Wanted: Memory conservative key-value store
I would really like to find a key value store that is memory conservative. What we currently have is like a souped up version of the dumbdbm standard library module, but it has a cache budget and as it loads in new values flushes older ones to make room. However, as the amount of data managed increases so does the amount of key metadata indicating whereabouts the values lie on disk. So now the next step is to either add some form of caching for key metadata, or find a suitable free open source solution.
Does anyone know of a suitable one that is not constrained by the GPL? It doesn't have to be Python, but Python bindings are a bonus.
Considering Sqlite
When thinking of low memory database solutions, Sqlite is one that comes to mind, and even better it comes as part of the Python distribution these days. And even betterer, there's a custom port for my uncommon platform of choice. And even.. bettererer it has an IO abstraction layer that allows it to work with custom IO solutions with minimal additional work. Additionally, reading the spiel makes it sound appealing memory-wise:
SQLite is a compact library. With all features enabled, the library size can be less than 300KiB, depending on compiler optimization settings. (Some compiler optimizations such as aggressive function inlining and loop unrolling can cause the object code to be much larger.) If optional features are omitted, the size of the SQLite library can be reduced below 180KiB. SQLite can also be made to run in minimal stack space (4KiB) and very little heap (100KiB), making SQLite a popular database engine choice on memory constrained gadgets such as cellphones, PDAs, and MP3 players. There is a tradeoff between memory usage and speed. SQLite generally runs faster the more memory you give it. Nevertheless, performance is usually quite good even in low-memory environments.But you know what? I am as yet unable to get it down to 180KiB no matter how many features I compile out of it using the handy SQLITE_OMIT... options. And not all options can be omitted if I want to use pysqlite, as it does not suit the maintainer to support them.

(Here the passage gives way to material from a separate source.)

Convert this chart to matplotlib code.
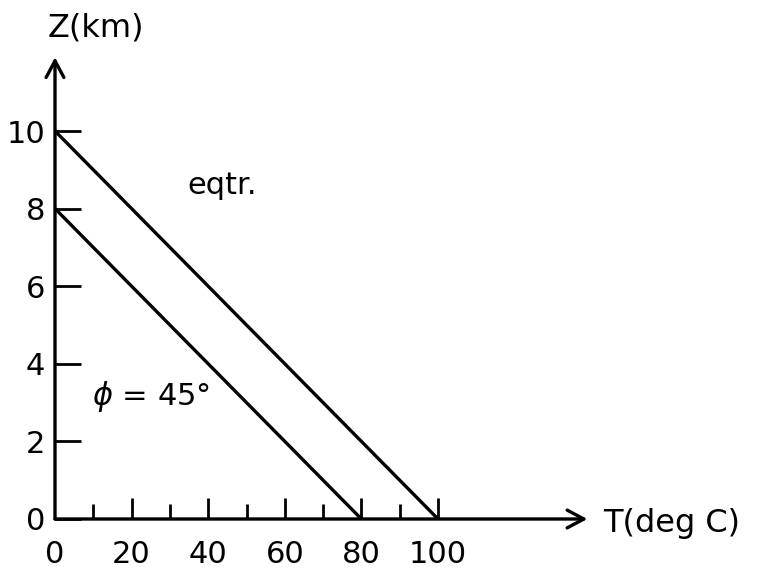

Here's a clipped table of the code sizes for various cross-compilations:
Overall | libsqlite3.a | libpysqlite3.a | Description | |
1 | | 0 | 0 | Without sqlite |
2 | 487536 | 425060 | 49860 | Sqlite with optimise for size |
3 | 365212 | 308730 | 46740 | Sqlite with optimise for size + code omissions |
4 | 536608 | 472290 | 50560 | Sqlite with full optimise |
5 | 402492 | 344440 | 47430 | Sqlite with full optimise + code omissions |
In the Windows Python 2.7 installation _sqlite3.pyd is 48KB and sqlite3.dll is 417 KB. So the sizes above, are still comparatively above that expecting both to be done with no omissions and full optimisation. But more or less close enough.
Considering home grown
Any third party solution would need to be adapted to deal with the custom IO needs, unless it was written in pure Python. At this point, the simplest solution is just to extend what I already have.
Edit: Just a note, the key desired feature is memory management. It should be possible to put hard constraints on the amount of memory it uses, both for the cached records read from disk, and for the lookup information that maps keys to location of records on disk. Most key value stores I have looked at either claim to keep all keys in memory as a feature, or just keep them all in memory because it is the simple thing to do.